DATASET SECTION »
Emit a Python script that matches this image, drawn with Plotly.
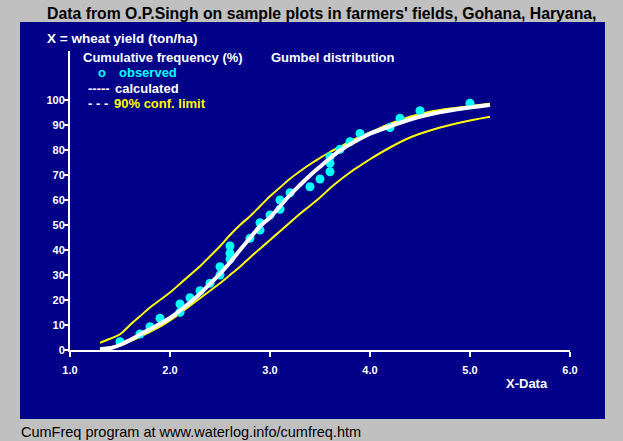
import plotly.graph_objects as go

# ---- data ----
obs_x = [1.50, 1.70, 1.80, 1.90, 2.10, 2.10, 2.20, 2.30, 2.40, 2.50, 2.50, 2.60, 2.60, 2.60,
         2.80, 2.90, 2.90, 3.00, 3.10, 3.10, 3.20, 3.40, 3.50, 3.60, 3.60, 3.60, 3.70, 3.80,
         3.90, 4.20, 4.30, 4.50, 5.00]
obs_y = [3.3, 6.4, 9.3, 12.7, 15.1, 18.4, 20.9, 23.7, 26.7, 30.0, 33.3, 36.3, 38.7, 41.6,
         44.7, 48.0, 50.9, 54.0, 56.3, 60.0, 62.9, 65.3, 68.4, 71.3, 74.7, 77.3, 80.3, 83.3,
         86.6, 89.0, 92.7, 95.7, 98.7]

curve_x = [1.3, 1.4, 1.5, 1.6, 1.7, 1.8, 1.9, 2.0, 2.1, 2.2, 2.3, 2.4, 2.5, 2.6, 2.7, 2.8,
           2.9, 3.0, 3.1, 3.2, 3.3, 3.4, 3.5, 3.6, 3.7, 3.8, 3.9, 4.0, 4.2, 4.4, 4.6, 4.8,
           5.0, 5.2]
calc_y = [0.3, 0.7, 2.0, 4.0, 6.2, 8.3, 10.5, 12.8, 15.8, 19.0, 22.5, 26.5, 30.5, 35.0,
          40.0, 44.8, 49.5, 53.0, 57.5, 62.0, 66.0, 69.8, 73.3, 76.7, 79.8, 82.3, 84.5,
          86.5, 89.5, 92.2, 94.3, 95.8, 97.0, 98.0]
upper_y = [2.9, 4.5, 6.3, 10.0, 13.5, 17.0, 20.0, 23.0, 26.5, 30.0, 33.5, 37.5, 41.5, 46.0,
           50.0, 53.5, 57.5, 61.5, 65.0, 68.5, 71.5, 74.3, 76.8, 79.2, 81.3, 83.4, 85.3,
           87.0, 90.5, 93.3, 95.3, 96.6, 97.6, 98.5]
lower_y = [0.8, 1.1, 2.0, 3.5, 5.3, 7.3, 9.3, 11.8, 14.7, 17.7, 20.7, 23.7, 26.7, 30.0,
           33.3, 37.0, 40.5, 44.0, 47.5, 51.0, 54.5, 57.7, 61.0, 64.7, 68.0, 71.0, 73.7,
           76.3, 81.0, 85.0, 87.8, 90.0, 91.8, 93.3]

x_ticks = [1.0, 2.0, 3.0, 4.0, 5.0, 6.0]
y_ticks = [0, 10, 20, 30, 40, 50, 60, 70, 80, 90, 100]

title_text = "Data from O.P.Singh on sample plots in farmers' fields, Gohana, Haryana,"
subtitle_text = "X = wheat yield (ton/ha)"
footer_text = "CumFreq program at www.waterlog.info/cumfreq.htm"

# ---- layout geometry ----
W_FIG, H_FIG = 623, 441
L, R, T, B = 70, 53, 51, 91
PW = W_FIG - L - R
PH = H_FIG - T - B
BLUE = "#000088"
FONT = "Liberation Sans, Arial, sans-serif"


def fx(px):
    return (px - L) / PW


def fy(py):
    return (H_FIG - B - py) / PH


fig = go.Figure()

fig.add_trace(go.Scatter(x=curve_x, y=upper_y, mode="lines", line=dict(color="#FFFF00", width=2),
                         line_shape="spline", hoverinfo="skip"))
fig.add_trace(go.Scatter(x=curve_x, y=lower_y, mode="lines", line=dict(color="#FFFF00", width=2),
                         line_shape="spline", hoverinfo="skip"))
fig.add_trace(go.Scatter(x=obs_x, y=obs_y, mode="markers",
                         marker=dict(color="#00FFFF", size=9, line=dict(width=0))))
fig.add_trace(go.Scatter(x=curve_x, y=calc_y, mode="lines", line=dict(color="#FFFFFF", width=4),
                         line_shape="spline", hoverinfo="skip"))

# blue panel
fig.add_shape(type="rect", xref="paper", yref="paper", x0=fx(20), x1=fx(605), y0=fy(419), y1=fy(22),
              fillcolor=BLUE, line=dict(width=0), layer="below")

ann = []


def text(s, px, py, size, color, bold=True, xanchor="left"):
    ann.append(dict(text=s, x=fx(px), y=fy(py), xref="paper", yref="paper", showarrow=False,
                    xanchor=xanchor, yanchor="middle",
                    font=dict(family=FONT, size=size, color=color, weight="bold" if bold else "normal")))


text(title_text, 321.5, 13, 15.8, "#000000", xanchor="center")
text(subtitle_text, 45, 38, 13.5, "#FFFFFF")
text("Cumulative frequency (%)", 81, 58, 13, "#FFFFFF")
text("Gumbel distribution", 269, 58, 13, "#FFFFFF")
text("o", 96, 73, 13, "#00FFFF")
text("observed", 117, 73, 13, "#00FFFF")
text("-----", 86, 88, 13, "#FFFFFF")
text("calculated", 113, 88, 13, "#FFFFFF")
text("- - -", 86, 103, 13, "#FFFFFF")
text("90% conf. limit", 112, 103, 13, "#FFFF00")
text("X-Data", 527, 383, 13, "#FFFFFF", xanchor="center")
text(footer_text, 19, 432, 14.5, "#000000", bold=False)

fig.update_layout(
    width=W_FIG, height=H_FIG,
    margin=dict(l=L, r=R, t=T, b=B, pad=0),
    paper_bgcolor="#C0C0C0", plot_bgcolor=BLUE,
    showlegend=False,
    annotations=ann,
    xaxis=dict(range=[1, 6], tickvals=x_ticks, ticktext=[f"{v:.1f}" for v in x_ticks],
               showgrid=False, zeroline=False, showline=True, linecolor="#FFFFFF", linewidth=2,
               ticks="outside", ticklen=5, tickwidth=2, tickcolor="#FFFFFF",
               tickfont=dict(family=FONT, size=11, color="#FFFFFF", weight="bold"),
               ticklabelstandoff=4),
    yaxis=dict(range=[0, PH / 2.5], tickvals=y_ticks, showgrid=False, zeroline=False,
               showline=True, linecolor="#FFFFFF", linewidth=2,
               ticks="outside", ticklen=4, tickwidth=2, tickcolor="#FFFFFF",
               tickfont=dict(family=FONT, size=11, color="#FFFFFF", weight="bold"),
               ticklabelstandoff=-3),
)

fig.write_html("out.html", config={"displayModeBar": False},
               post_script="document.body.style.margin='0px';document.body.style.background='#C0C0C0';")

THE PROBLEM » Extract, word for word, each line from the top of the data down to and including the line with "import plotly.graph_objects as go"; skip the pictures.

FINISHED EXERCISE »
Emit a Python script that matches this image, drawn with Plotly.
import plotly.graph_objects as go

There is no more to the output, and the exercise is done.